Matrix Inductor With DC-Bias Effect Reduction Capability for GaN-Based DC-DC Boost Converter

Abstract

In this brief, a 400-W Gallium Nitride device based DC-DC boost converter with a four phase matrix inductor is proposed. It is well-known that there is a significant influence of the DC bias on inductor core losses and the simplest solution is to employ multiphase structures. However, the size of the converter will also increase as the number of phases increases. Therefore, in order to achieve both high efficiency and high power density, a matrix inductor is proposed for four phases boost converter. The proposed matrix inductor retains the flux sharing advantages of conventional inductors with E-cores and thus greatly increases the power density and utilization rate, by integrating the inductors through flux cancellation.
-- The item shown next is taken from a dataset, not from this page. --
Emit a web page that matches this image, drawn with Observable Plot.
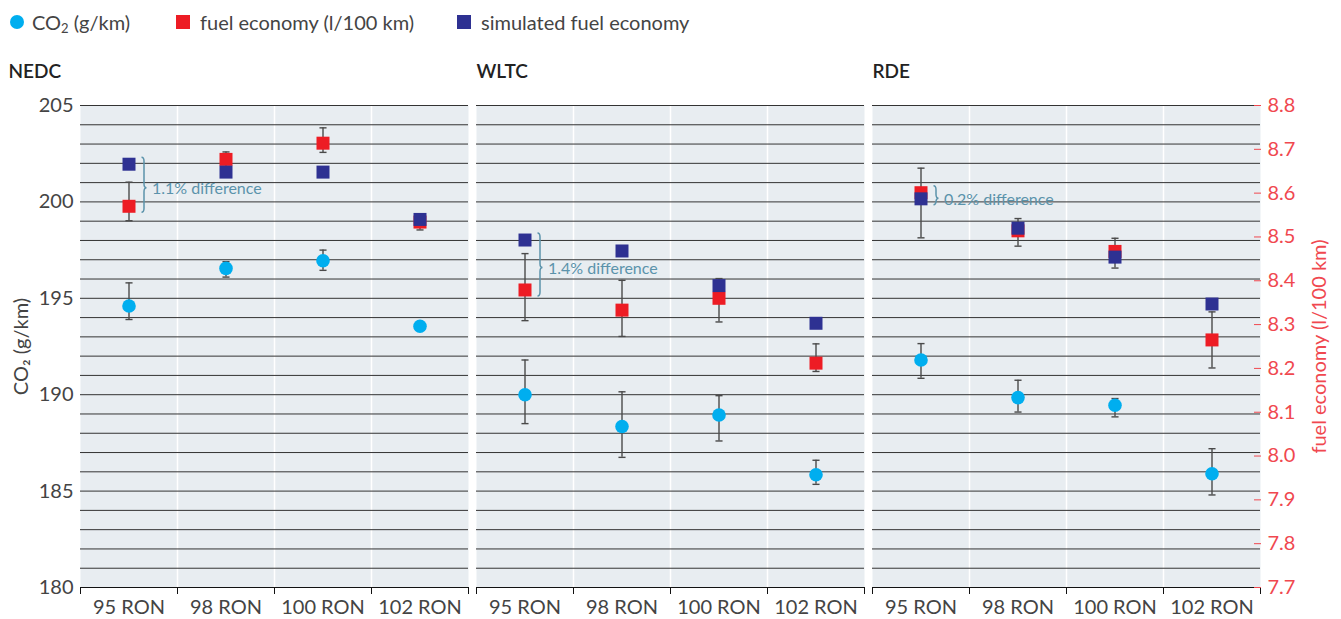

Therefore, both the size and the core loss are reduced when compared with four conventional inductors. Moreover, since the four phases are operated in parallel, the phase error, which is a critical problem in the interleaved structure, may not affect the proposed converter, removing the current balance issue. Critical operation mode is utilized to achieve zero-voltage switching (ZVS) for all switches. Finally, the proposed four phase DC-DC boost converter and matrix inductor is built and tested to verify its feasibility. The peak and CEC efficiency is tested to be 99.3% and 99.1%, respectively.